As a child of parents who eked out a living in part by peeling potatoes and boiling borscht at resorts in New York State’s Catskill Mountains, Phil Brown grew up with a natural empathy for people who didn’t have much. He spent his childhood summers busing tables in the vacation area’s lesser hotels. In winter his family would relocate to Florida, where his parents rented furnished apartments and worked in restaurants while Brown attended school.
Today Brown is a leading sociologist in the field of environmental health. After earning a doctorate in sociology at Brandeis University in 1979, he embarked on a career as an academic, soon joining the sociology department at Brown University. Although his focus was originally on mental health, environmental disasters impacting low-income communities, which often experienced far-reaching medical problems from exposure to toxins, would become his calling. In 1984 Brown’s affinity for the working class took hold again when he arrived in the town of Woburn, Massachusetts, 12 miles north of Boston, along with a scientific team looking into an alarmingly high rate of leukemia in both children and adults: 19 cases in one decade, with only two survivors. The community’s efforts to find the cause and its lawsuit against corporate giants W. R. Grace and Beatrice Foods were later detailed in Jonathan Harr’s book A Civil Action and a movie of the same name.
The Woburn residents contended that chemicals from the factories had contaminated their water supply and caused the leukemia. Their grassroots efforts, led initially by a local mother whose son was diagnosed with acute lymphocytic leukemia, reminded Brown of the community effort at New York’s Love Canal, whose residents, having assessed their own chemical contamination, challenged the government and the corporations they held responsible. It was an effort for which Brown coined the phrase “popular epidemiology.”
A longtime professor of medical and environmental sociology at Brown University, Brown has championed the collaboration between impacted citizens and the scientific community. The effort made by the community of Woburn was chronicled in No Safe Place, the critically acclaimed book he coauthored with Edwin Mikkelsen.
We spoke with Phil Brown recently at his home in Cambridge, Massachusetts.
What is popular epidemiology?
It’s where laypeople work together with scientists to look at the distribution and causes of illnesses—because otherwise a lot of those things would never even be looked at.
Was popular epidemiology considered fringe at first?
Certainly by other scientists. When the scientists involved at Woburn published their work, they got a lot of criticism because people felt that they were relying on anecdotal information. They were in particular criticized for using residents to do some of the interviewing. But the scientists couldn’t have done it without them because they didn’t have a budget.
So they recruited the Woburn residents and trained them to make sure they would avoid any bias. They were trying to find a whole lot of information about the residents’ health, and they were also using water models to see how the water flowed—which houses got more water, which houses got less. Ultimately people who got more water were more likely to have leukemia.
What was it like to interview the residents?

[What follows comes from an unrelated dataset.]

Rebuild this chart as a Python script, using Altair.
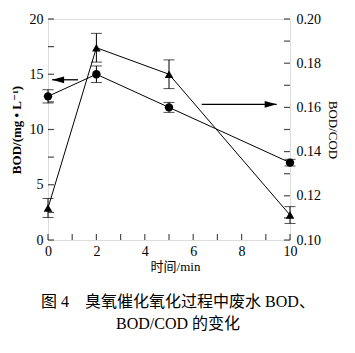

These people were very angry. I mean, it was 20 years from the time that they first discovered the contamination until [the court case] finally ended. The main effect of the chemicals was childhood leukemia. And we interviewed some who had already lost their children. It was really, really hard. We would come out of there wiped out. I had never really had that experience before, scientifically talking to people who had lost their kids. It was a very hard thing.
So we did these interviews, and Mikkelsen and I wrote No Safe Place. It was pretty well received, in The New York Times Book Review, in Nature and Science. It’s still cited today as a key work in the field.